Wisconsin’s voter registration process is about to become a lot more sane, and a lot more secure.
The courts have thwarted every attempt to overturn Wisconsin’s photo voter identification requirements. So, with this safeguard finally in place, voters here should now be able to register electronically using a valid driver’s license (or free state ID).
Thanks to SB295, which is set for a vote in the State Senate this week, that’s about to be a reality.
Online registration is not online voting. But online registrion will make your voting experience more efficient.
The bill will standardize and secure the voter rolls in Wisconsin by
enrolling the state into the Electronic Registration Information Center, or ERIC. ERIC is a non-profit organization run by a collection of 17 member states to share voter data securely.
Although Wisconsin will continue to run it’s elections and manage its poll lists, joining this consortium will make future efforts of detecting fraud easier. It will make purging dead and newly-moved individuals off of the poll lists more efficient and routine. As a bonus, it should make Election Days run smoother, too.
Moreover, the Special Registration Deputies will become a thing of the past. Wisconsin is the only state that allows SRDs to verify proof of residency during the voter registration process. That’s a recipe for fraud and an invitation for outside groups to merely use the voter registration process to build membership lists for their own organizations. They will be replaced by Electronic Registration Officials. These EROs will be able to register electors for in-person absentee voting, on election day at polling stations, and in nursing homes. But, the hodgepodge of paper voter registration forms flooding the system, having only been ‘validated’ by activist SRDs, will be history.
Photo identification requirements passed by an earlier legislature (and subsequently affirmed by several courts) ensure that voters are who they say they are when casting their ballots. SB295 takes this reform back to the moment individuals register to vote, too.
The downside, in my opinion, is that these changes won’t go into effect until the 2017 Spring Election. I wish lawmakers had placed a bigger priority on modernizing and securing the voter registration process here and had moved on this legislation last year. Nevertheless, Kudos to Senator LeMahieu and his colleagues for getting this done before the abrupt end of session later this month.
Brian Fraley, Elections, ERIC, Voter Fraud
As a municipal clerk, I’m overjoyed to see SRDs gone. I once had to train Martha Lanning (Dem Party Chair) to be an SRD (HAD TO, in accordance with state law) so she could register college students in my municipality.

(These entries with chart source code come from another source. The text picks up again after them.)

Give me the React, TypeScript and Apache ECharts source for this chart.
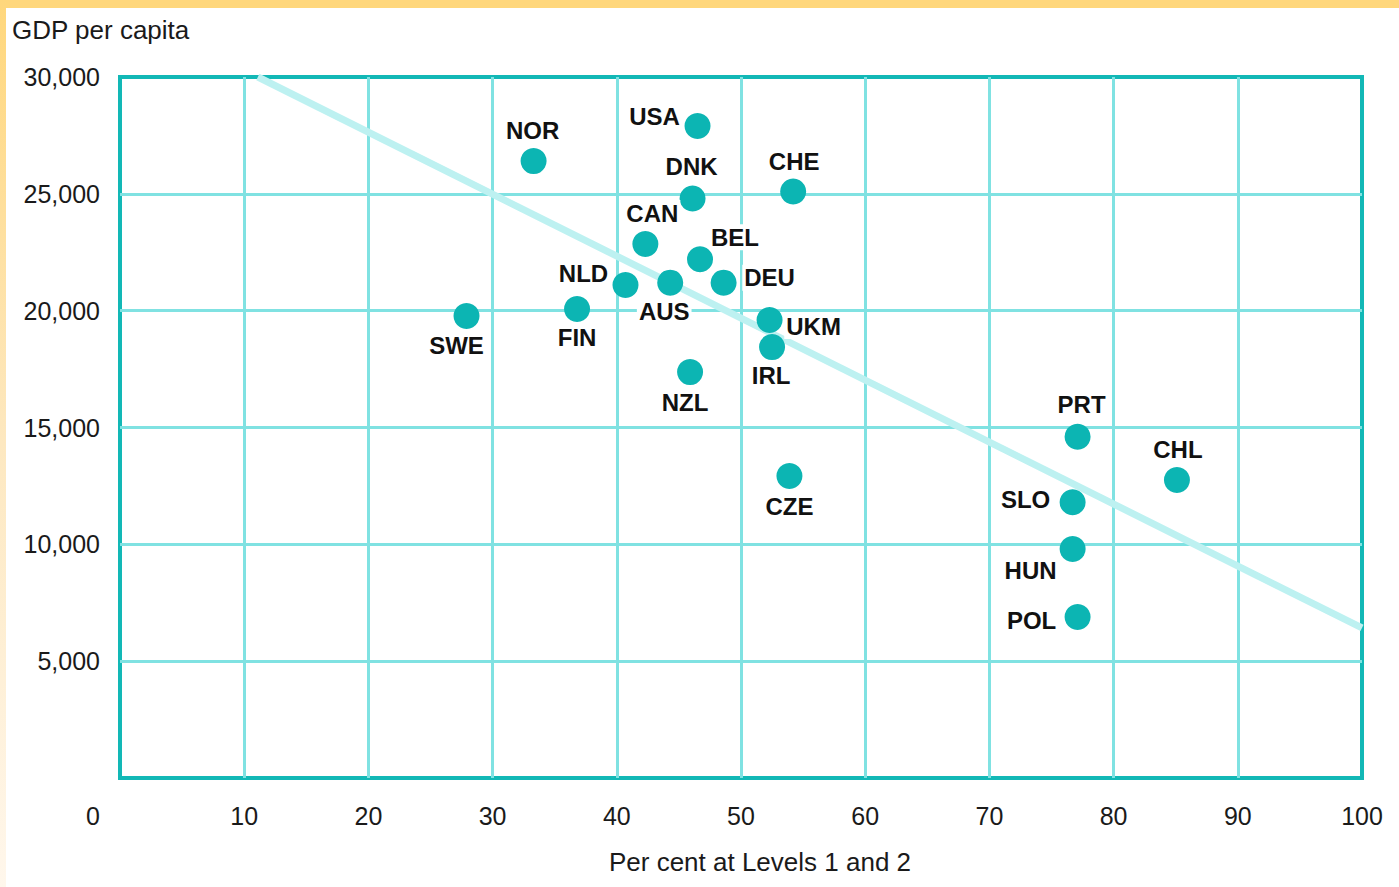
import React, { useEffect, useRef } from "react";
import * as echarts from "echarts";

const countries = ["USA", "NOR", "DNK", "CHE", "CAN", "BEL", "AUS", "DEU", "NLD", "FIN", "SWE", "UKM", "IRL", "NZL", "CZE", "PRT", "CHL", "SLO", "HUN", "POL"];
const levelsPct = [46.5, 33.3, 46.1, 54.2, 42.3, 46.7, 44.3, 48.6, 40.7, 36.8, 27.9, 52.3, 52.5, 45.9, 53.9, 77.1, 85.1, 76.7, 76.7, 77.1];
const gdpPerCapita = [27900, 26400, 24800, 25100, 22850, 22200, 21200, 21200, 21100, 20070, 19770, 19600, 18440, 17370, 12920, 14600, 12750, 11800, 9800, 6890];
const trendX = [11.1, 100];
const trendY = [30000, 6420];
const xTicks = [0, 10, 20, 30, 40, 50, 60, 70, 80, 90, 100];
const yTicks = [0, 5000, 10000, 15000, 20000, 25000, 30000];

// label placement (pixels relative to point centre)
const labelOffsets: Record<string, [number, number]> = {
  USA: [-43, -10], NOR: [-1, -31], DNK: [-1, -32], CHE: [1, -30], CAN: [7, -31],
  BEL: [35, -22], AUS: [-6, 29], DEU: [46, -5], NLD: [-42, -11], FIN: [0, 28],
  SWE: [-10, 29], UKM: [44, 6], IRL: [-1, 28], NZL: [-5, 30], CZE: [0, 30],
  PRT: [4, -32], CHL: [1, -31], SLO: [-47, -3], HUN: [-42, 21], POL: [-46, 3],
};

export default function App() {
  const ref = useRef<HTMLDivElement>(null);
  useEffect(() => {
    if (!ref.current) return;
    const chart = echarts.init(ref.current, undefined, { renderer: "svg" });
    const font = "'Liberation Sans', Arial, sans-serif";
    const points = countries.map((c, i) => ({
      name: c,
      value: [levelsPct[i], gdpPerCapita[i]],
      label: { offset: labelOffsets[c] },
    }));
    chart.setOption({
      animation: false,
      backgroundColor: "#ffffff",
      grid: { left: 120, right: 37, top: 77, bottom: 109, show: true, borderColor: "#12b8b6", borderWidth: 4, backgroundColor: "transparent" },
      xAxis: {
        type: "value",
        min: xTicks[0],
        max: xTicks[xTicks.length - 1],
        interval: 10,
        axisLine: { show: false },
        axisTick: { show: false },
        splitLine: { show: true, showMinLine: false, showMaxLine: false, lineStyle: { color: "#80e2e2", width: 3 } },
        axisLabel: {
          margin: 25,
          fontFamily: font,
          fontSize: 25,
          color: "#1a1a1a",
          formatter: (v: number) => (v === 0 ? "{zero|0}" : String(v)),
          rich: { zero: { fontFamily: font, fontSize: 25, color: "#1a1a1a", padding: [0, 54, 0, 0] } },
        },
      },
      yAxis: {
        type: "value",
        min: yTicks[0],
        max: yTicks[yTicks.length - 1],
        interval: 5000,
        axisLine: { show: false },
        axisTick: { show: false },
        splitLine: { show: true, showMinLine: false, showMaxLine: false, lineStyle: { color: "#80e2e2", width: 3 } },
        axisLabel: {
          margin: 20,
          fontFamily: font,
          fontSize: 25,
          color: "#1a1a1a",
          formatter: (v: number) => (v === 0 ? "" : v.toLocaleString("en-US")),
        },
      },
      graphic: [
        { type: "rect", left: 0, top: 0, shape: { width: 1399, height: 8 }, style: { fill: "#ffd77c" }, silent: true },
        {
          type: "rect", left: 0, top: 0, shape: { width: 6, height: 887 }, silent: true,
          style: { fill: new echarts.graphic.LinearGradient(0, 0, 0, 1, [{ offset: 0, color: "#ffd77c" }, { offset: 0.5, color: "#fde8c0" }, { offset: 1, color: "#fff7ec" }]) },
        },
        { type: "text", left: 12, top: 17, style: { text: "GDP per capita", font: `26px ${font}`, fill: "#1a1a1a" } },
        { type: "text", x: 760, y: 862, style: { text: "Per cent at Levels 1 and 2", font: `26px ${font}`, fill: "#1a1a1a", align: "center", verticalAlign: "middle" } },
      ],
      series: [
        {
          type: "line",
          data: trendX.map((x, i) => [x, trendY[i]]),
          showSymbol: false,
          symbol: "none",
          lineStyle: { color: "#bdf1f1", width: 7 },
          z: 2,
          silent: true,
        },
        {
          type: "scatter",
          data: points,
          symbolSize: 26,
          itemStyle: { color: "#0cb5b3", opacity: 1 },
          z: 3,
          label: {
            show: true,
            position: "inside",
            formatter: "{b}",
            fontFamily: font,
            fontWeight: "bold",
            fontSize: 24,
            color: "#111",
            backgroundColor: "#ffffff",
            padding: [1, 2],
          },
        },
      ],
    });
    return () => chart.dispose();
  }, []);
  return <div ref={ref} style={{ position: "absolute", left: 0, top: 0, width: 1399, height: 887 }} />;
}
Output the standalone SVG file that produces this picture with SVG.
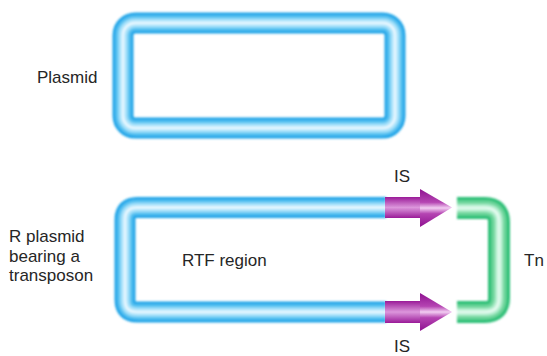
<svg xmlns="http://www.w3.org/2000/svg" width="547" height="356" viewBox="0 0 547 356">
  <defs>
    <style>
      .lbl { font-family: "Liberation Sans", Arial, sans-serif; font-size: 17px; fill: #262626; }
      .t1 { fill: none; stroke: #22a6e8; stroke-width: 21; }
      .t2 { fill: none; stroke: #5cc4f2; stroke-width: 15; }
      .t3 { fill: none; stroke: #a8e2fa; stroke-width: 9; }
      .t4 { fill: none; stroke: #e6f7ff; stroke-width: 3; }
      .g1 { fill: none; stroke: #2fc078; stroke-width: 22; }
      .g2 { fill: none; stroke: #6ed69c; stroke-width: 15; }
      .g3 { fill: none; stroke: #aeeccb; stroke-width: 8; }
      .g4 { fill: none; stroke: #e4fbef; stroke-width: 3; }
      .tube { filter: url(#soft); }
    </style>
    <filter id="soft" filterUnits="userSpaceOnUse" x="0" y="0" width="547" height="356">
      <feGaussianBlur stdDeviation="0.9"/>
    </filter>
    <linearGradient id="isShaft" x1="0" y1="0" x2="0" y2="1">
      <stop offset="0" stop-color="#9a1a98"/>
      <stop offset="0.5" stop-color="#dc96dc"/>
      <stop offset="1" stop-color="#9a1a98"/>
    </linearGradient>
    <linearGradient id="isHead" x1="0" y1="0" x2="0" y2="1">
      <stop offset="0" stop-color="#8e1190"/>
      <stop offset="0.35" stop-color="#b544b2"/>
      <stop offset="0.5" stop-color="#f2cdf2"/>
      <stop offset="0.65" stop-color="#b544b2"/>
      <stop offset="1" stop-color="#8e1190"/>
    </linearGradient>
  </defs>

  <!-- plain plasmid -->
  <g id="plasmid">
    <g class="tube">
      <rect class="t1" x="123" y="23" width="272" height="105" rx="12"/>
      <rect class="t2" x="123" y="23" width="272" height="105" rx="12"/>
      <rect class="t3" x="123" y="23" width="272" height="105" rx="12"/>
      <rect class="t4" x="123" y="23" width="272" height="105" rx="12"/>
    </g>
    <text class="lbl" x="37" y="83">Plasmid</text>
  </g>

  <!-- R plasmid backbone (RTF region) -->
  <g id="rtf">
    <g class="tube">
      <path class="t1" d="M386,207.5 H137 Q125,207.5 125,219.5 V300 Q125,312 137,312 H386"/>
      <path class="t2" d="M386,207.5 H137 Q125,207.5 125,219.5 V300 Q125,312 137,312 H386"/>
      <path class="t3" d="M386,207.5 H137 Q125,207.5 125,219.5 V300 Q125,312 137,312 H386"/>
      <path class="t4" d="M386,207.5 H137 Q125,207.5 125,219.5 V300 Q125,312 137,312 H386"/>
    </g>
    <text class="lbl" x="182" y="266">RTF region</text>
    <text class="lbl" x="9" y="242">R plasmid</text>
    <text class="lbl" x="9" y="262">bearing a</text>
    <text class="lbl" x="9" y="281">transposon</text>
  </g>

  <!-- insertion sequences -->
  <g id="is-top">
    <rect x="385" y="197" width="36" height="21" fill="url(#isShaft)"/>
    <polygon points="420,189 452,207.5 420,227" fill="url(#isHead)"/>
    <text class="lbl" x="394" y="182">IS</text>
  </g>
  <g id="is-bottom">
    <rect x="385" y="301" width="36" height="22" fill="url(#isShaft)"/>
    <polygon points="420,293 452,312 420,331" fill="url(#isHead)"/>
    <text class="lbl" x="394" y="352">IS</text>
  </g>

  <!-- transposon bridge -->
  <g id="tn">
    <g class="tube">
      <path class="g1" d="M457,208 H485 Q499,208 499,222 V298 Q499,312 485,312 H457"/>
      <path class="g2" d="M457,208 H485 Q499,208 499,222 V298 Q499,312 485,312 H457"/>
      <path class="g3" d="M457,208 H485 Q499,208 499,222 V298 Q499,312 485,312 H457"/>
      <path class="g4" d="M457,208 H485 Q499,208 499,222 V298 Q499,312 485,312 H457"/>
    </g>
    <text class="lbl" x="524" y="266">Tn</text>
  </g>

  <g id="connectors"/>
</svg>
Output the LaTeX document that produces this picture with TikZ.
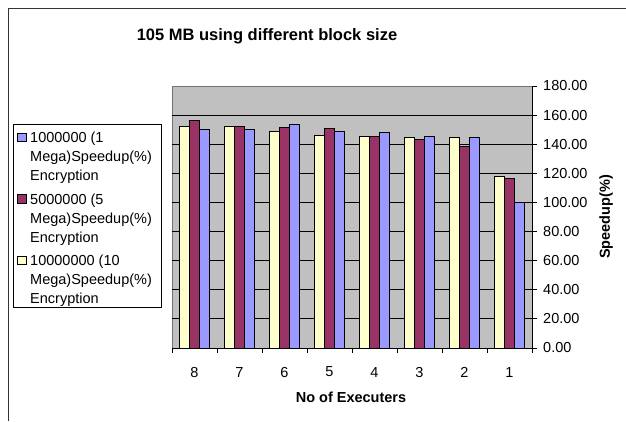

We should have gone a step further with registrations and made it illegal for anyone other than a sworn municipal official, i.e., elected or appointed Clerks or their deputies, to facilitate the registration of voters.
Why were only a Wisconsin drivers license or a state I D the only forms of acceptable identification adopted for electronic registration. This creates problems for the elderly who no longer drive. Students who have a valid college I D but no Wisconsin drivers license . What about people who have moved to a new address but their drivers license still has their old address? Sure seems like this is going to make registration far more restrictive and a lot of people who are eligible to vote will be denied a ballot. One would have thought that the bill should have included all of the same forms of I D that allow you to vote, to be used to allow you to register to vote. This doesn’t smell right!!!!!
You need to prove you are who you say you are when you get your ballot. You should have to do the same to get on the voter roll in the first place. Wisconsin goes to extraordinary measures to allow free identification cards for those who do not drive. If you do drive, you are required to update your license, whether or not you use it to vote. Drivers license databases are routinely updated, and could eventually be used to identify possible dual state registrants. More than a dozen states, some traditionally liberal, others conservative, are joining this consortium to securely manage this data. This modernization will also speed up the voting process on Election Day. Reducing waiting times helps with voter turnout.